You know the feeling. You’re staring at a half-finished email, your shoulders are up near your ears, and that inner voice is telling you it’s not good enough yet. So you refresh the wording one more time. The clock ticks. Your jaw tightens. This is the perfectionism-stress loop, and it often plays out right at your desk.
Perfectionism isn’t just about high standards—it’s a stress response. When we fear mistakes, the brain activates the same alarm system as a physical threat. The fix isn’t to “try harder.” It’s to use targeted techniques that calm the nervous system and loosen perfectionism’s grip, without leaving your chair. These four methods are built for the moment you feel the loop starting.
1. The 90-Second Reset for the Nervous System
When perfectionism hits, your body is in a sympathetic (fight-or-flight) state. You cannot think your way out of it. The fastest path to calm is through the breath, specifically a longer exhale.
Try this: Inhale for a count of four. Exhale for a count of eight. Repeat for 90 seconds. The extended exhale activates the vagus nerve, signaling your body that it is safe. Do this while your hands are resting on your keyboard. You do not need to close your eyes or make it obvious. Just breathe. Afterwards, you will likely notice the pressure to revise that third sentence has dropped enough that you can move on.
A long exhale is like pressing a reset button on your stress physiology. It interrupts the loop before the inner critic gets another word in.
2. Shifting from Helicopter to Observer Mode
Perfectionism makes you hover over your own work, editing before the thought is even finished. This “helicopter view” is exhausting. A simple cognitive shift is to adopt an “observer” stance instead.
How to do it: When you catch yourself mentally criticizing the draft in front of you, silently say, “I notice I am having the thought that this isn’t good enough.” Then, imagine you are a curious colleague looking at the same document. What would they say? Usually, they would say it’s fine. This distance—just one step back—is often enough to break the hypnosis of “must be perfect.” You are not ignoring the desire to improve; you are simply seeing it as a passing mental event rather than a command.
A quick script for observer mode
- Notice the feeling: tight chest, urge to delete and rewrite.
- Label it without judgment: “Perfecting urge present.”
- Ask: “Is this thought helpful right now, or is it just loud?”
3. The Grounding Anchor That Takes Five Seconds
Sometimes the cycle is so fast you barely register it. Your heart rate is up, your gaze is narrow, and you are gripping the mouse. This calls for a physical anchor, not a mental one.
Try this: Place both feet flat on the floor. Feel the soles of your shoes or the floor against your skin. Then, press your fingertips lightly on the desk in front of you. Hold this position for five seconds. That’s it. This is a form of sensory grounding that pulls your attention away from the internal perfectionist chatter and back to tangible reality. The desk is real. The floor is real. The fear of a flawed report is a story, not a physical object. Do this whenever you feel your shoulders creep up toward your ears.

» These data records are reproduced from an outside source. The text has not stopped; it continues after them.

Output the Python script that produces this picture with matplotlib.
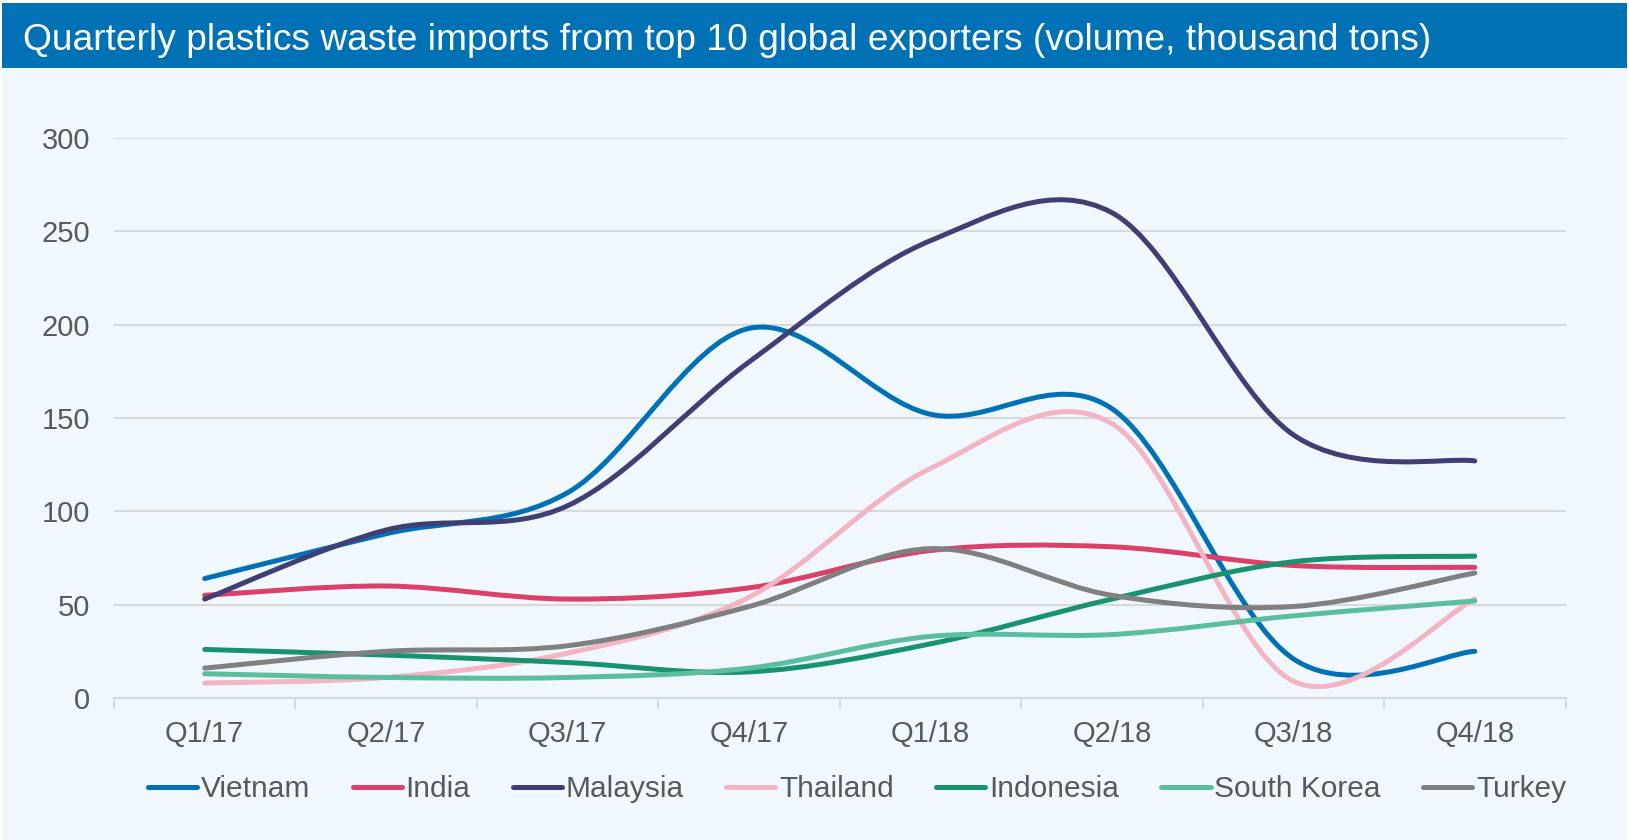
import numpy as np
import matplotlib.pyplot as plt
from matplotlib.path import Path
from matplotlib.patches import PathPatch, Rectangle
from matplotlib.lines import Line2D

quarters = ['Q1/17', 'Q2/17', 'Q3/17', 'Q4/17', 'Q1/18', 'Q2/18', 'Q3/18', 'Q4/18']
vietnam = [64, 88, 110, 198, 152, 155, 21, 25]
india = [55, 60, 53, 59, 79, 81, 71, 70]
malaysia = [53, 90, 103, 180, 245, 260, 141, 127]
thailand = [8, 11, 24, 54, 123, 147, 9, 53]
indonesia = [26, 23, 19, 14, 29, 53, 73, 76]
south_korea = [13, 11, 11, 16, 33, 34, 44, 52]
turkey = [16, 25, 28, 49, 80, 55, 49, 67]

series = [
    ('Vietnam', vietnam, '#0071B7'),
    ('India', india, '#DB4068'),
    ('Malaysia', malaysia, '#3F3F73'),
    ('Thailand', thailand, '#F1B5C3'),
    ('Indonesia', indonesia, '#19936D'),
    ('South Korea', south_korea, '#5BBF9E'),
    ('Turkey', turkey, '#808080'),
]

TXT = '#595959'
GRID = '#D9D9D9'
BG = '#F0F8FE'
BAR = '#0071B5'
FONT = 'Liberation Sans'
LW = 3.6


def smooth_path(x, y):
    # Excel-like smoothed line: Catmull-Rom segments as cubic Beziers
    pts = np.column_stack([x, y]).astype(float)
    n = len(pts)
    verts = [pts[0]]
    codes = [Path.MOVETO]
    for i in range(n - 1):
        p0 = pts[max(i - 1, 0)]
        p1 = pts[i]
        p2 = pts[i + 1]
        p3 = pts[min(i + 2, n - 1)]
        c1 = p1 + (p2 - p0) / 6.0
        c2 = p2 - (p3 - p1) / 6.0
        verts += [c1, c2, p2]
        codes += [Path.CURVE4] * 3
    return Path(verts, codes)


fig = plt.figure(figsize=(16.29, 8.40), dpi=100)
fig.patch.set_facecolor('white')
fig.patches.append(Rectangle((2 / 1629, 0), 1 - 4 / 1629, 1 - 3 / 840,
                             transform=fig.transFigure, facecolor=BG,
                             edgecolor='none', zorder=-2))
fig.patches.append(Rectangle((2 / 1629, 1 - 68 / 840), 1 - 4 / 1629, 65 / 840,
                             transform=fig.transFigure, facecolor=BAR,
                             edgecolor='none', zorder=-1))
fig.text(23 / 1629, 1 - 40 / 840,
         'Quarterly plastics waste imports from top 10 global exporters (volume, thousand tons)',
         color='white', fontsize=26.7, family=FONT, va='center', ha='left')

ax = fig.add_axes([114 / 1629, 1 - 698 / 840, (1565.5 - 114) / 1629, 560 / 840])
ax.set_zorder(2)
ax.set_facecolor('none')

x = np.arange(len(quarters))
for name, vals, color in series:
    patch = PathPatch(smooth_path(x, vals), facecolor='none', edgecolor=color,
                      linewidth=LW, capstyle='round', joinstyle='round', zorder=3)
    ax.add_patch(patch)

ax.set_xlim(-0.5, len(quarters) - 0.5)
ax.set_ylim(0, 300)
ax.set_yticks(range(0, 301, 50))
ax.yaxis.grid(True, color=GRID, linewidth=1.5)
ax.set_axisbelow(True)

ax.set_xticks(x)
ax.set_xticklabels(quarters)
ax.set_xticks(np.arange(-0.5, len(quarters), 1), minor=True)
ax.tick_params(axis='x', which='major', length=0, pad=15.5, labelsize=21, labelcolor=TXT)
ax.tick_params(axis='x', which='minor', length=8, width=1.5, color=GRID)
ax.tick_params(axis='y', length=0, pad=17, labelsize=21, labelcolor=TXT)
for lbl in ax.get_xticklabels() + ax.get_yticklabels():
    lbl.set_family(FONT)

for side in ['top', 'right', 'left']:
    ax.spines[side].set_visible(False)
ax.spines['bottom'].set_color(GRID)
ax.spines['bottom'].set_linewidth(1.5)

handles = [Line2D([], [], color=c, linewidth=LW, solid_capstyle='round') for _, _, c in series]
leg = fig.legend(handles, [s[0] for s in series], loc='center',
                 bbox_to_anchor=(857 / 1629, 1 - 789 / 840), ncol=7, frameon=False,
                 handlelength=1.65, handletextpad=0.12, columnspacing=1.42,
                 prop={'family': FONT, 'size': 21.5})
for t in leg.get_texts():
    t.set_color(TXT)

fig.savefig('out.png', dpi=100, facecolor=fig.get_facecolor())
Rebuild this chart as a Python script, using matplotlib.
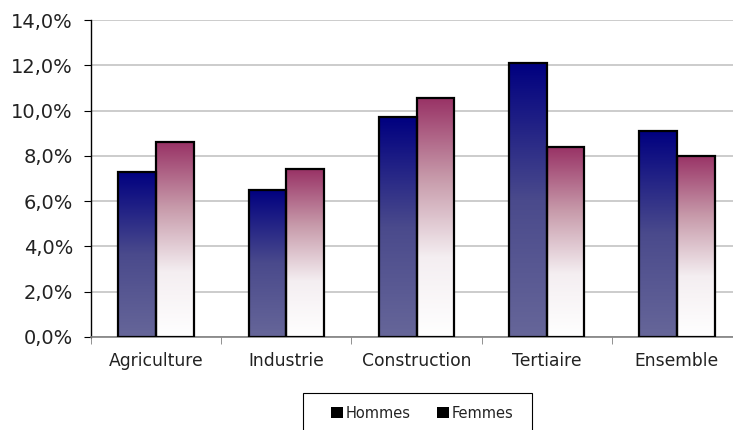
import numpy as np
import matplotlib
matplotlib.use('Agg')
import matplotlib.pyplot as plt
from matplotlib.colors import LinearSegmentedColormap
from matplotlib.patches import Patch, Rectangle

categories = ['Agriculture', 'Industrie', 'Construction', 'Tertiaire', 'Ensemble']
hommes = [7.3, 6.5, 9.7, 12.1, 9.1]
femmes = [8.6, 7.4, 10.55, 8.37, 8.0]
yticks = [0, 2, 4, 6, 8, 10, 12, 14]

cmap_h = LinearSegmentedColormap.from_list('h', ['#666699', '#4a4a8c', '#000080'])
cmap_f = LinearSegmentedColormap.from_list('f', ['#ffffff', '#f4eef1', '#c79aaa', '#993366'])

plt.rc('font', family='DejaVu Sans')
fig = plt.figure(figsize=(7.33, 4.3), dpi=100)
ax = fig.add_axes([91 / 733, 1 - 337 / 430, 651 / 733, 317 / 430])

w = 0.29
grad = np.linspace(0, 1, 256).reshape(-1, 1)
x = np.arange(len(categories))
for i in range(len(categories)):
    for off, val, cm in [(-w / 2, hommes[i], cmap_h), (w / 2, femmes[i], cmap_f)]:
        x0 = x[i] + off - w / 2
        ax.imshow(grad, cmap=cm, origin='lower', aspect='auto',
                  extent=[x0, x0 + w, 0, val], zorder=2, interpolation='bilinear')
        ax.add_patch(Rectangle((x0, 0), w, val, facecolor='none', edgecolor='black',
                               linewidth=1.6, zorder=3))

ax.set_xlim(-0.5, 4.5)
ax.set_ylim(0, 14)
ax.set_yticks(yticks)
ax.set_yticklabels([('%.1f' % v).replace('.', ',') + '%' for v in yticks], fontsize=14, color='#222222')
ax.set_xticks(x)
ax.set_xticklabels(categories, fontsize=12.3, color='#222222')
ax.set_xticks(np.arange(-0.5, 4.6, 1), minor=True)
ax.tick_params(axis='x', which='major', length=0, pad=11)
ax.tick_params(axis='x', which='minor', length=5, color='#808080', direction='out')
ax.tick_params(axis='y', length=5, direction='out', pad=8)
ax.grid(axis='y', color='#cccccc', linewidth=1.4, zorder=0)
ax.set_axisbelow(True)
for s in ['top', 'right']:
    ax.spines[s].set_visible(False)
ax.spines['bottom'].set_color('#808080')
ax.spines['bottom'].set_linewidth(1.2)
ax.spines['left'].set_linewidth(1.0)

# legend box
fig.patches.append(Rectangle((303 / 733, -0.02), 229 / 733, 0.02 + 37 / 430,
                             transform=fig.transFigure, facecolor='white',
                             edgecolor='black', linewidth=0.8))
handles = [Patch(facecolor='black', label='Hommes'), Patch(facecolor='black', label='Femmes')]
fig.legend(handles=handles, loc='center', bbox_to_anchor=(422 / 733, 1 - 413 / 430),
           ncol=2, frameon=False, fontsize=10.5, handlelength=0.82, handleheight=0.82,
           handletextpad=0.2, columnspacing=1.8, labelcolor='#222222')

plt.savefig('out.png', dpi=100)
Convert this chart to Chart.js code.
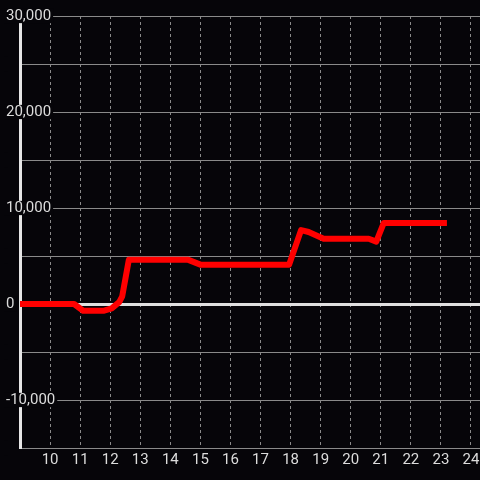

4. The “Good Enough” Boundary Ritual
Perfectionism often hides as diligence. To break it, you need a deliberate stopping point—a ritual that signals “done is better than perfect.” This technique works best after you have calmed the body using one of the methods above.
Here’s the ritual: Give yourself permission to declare a task “good enough for now.” Write a physical checkmark on a sticky note or in a notebook. Say out loud (or whisper), “I can return to this later if needed, but this version meets the need.” Then, immediately take one small step toward a different task—even if it’s just opening a different tab. The act of redirecting attention reinforces that you do not have to hold every detail in a perfect state simultaneously.
Practical Caffeine Note
Caffeine can amplify the jittery feeling that fuels perfectionist loops. If you find your mind racing and your editing becoming more obsessive, consider swapping your afternoon coffee for a glass of water or a herbal tea. The physical calm from reducing stimulants helps the techniques above work more effectively.
How to Make These Stick
None of these techniques work if you only use them once. Link them to a common desk trigger. For example: every time you open a new document, take one long exhale. Every time you feel the urge to revise a sentence for the fifth time, do the five-second grounding anchor. Over time, these micro-interruptions train your nervous system to associate the desk with safety, not vigilance. The cycle loses its power when you stop feeding it with tension.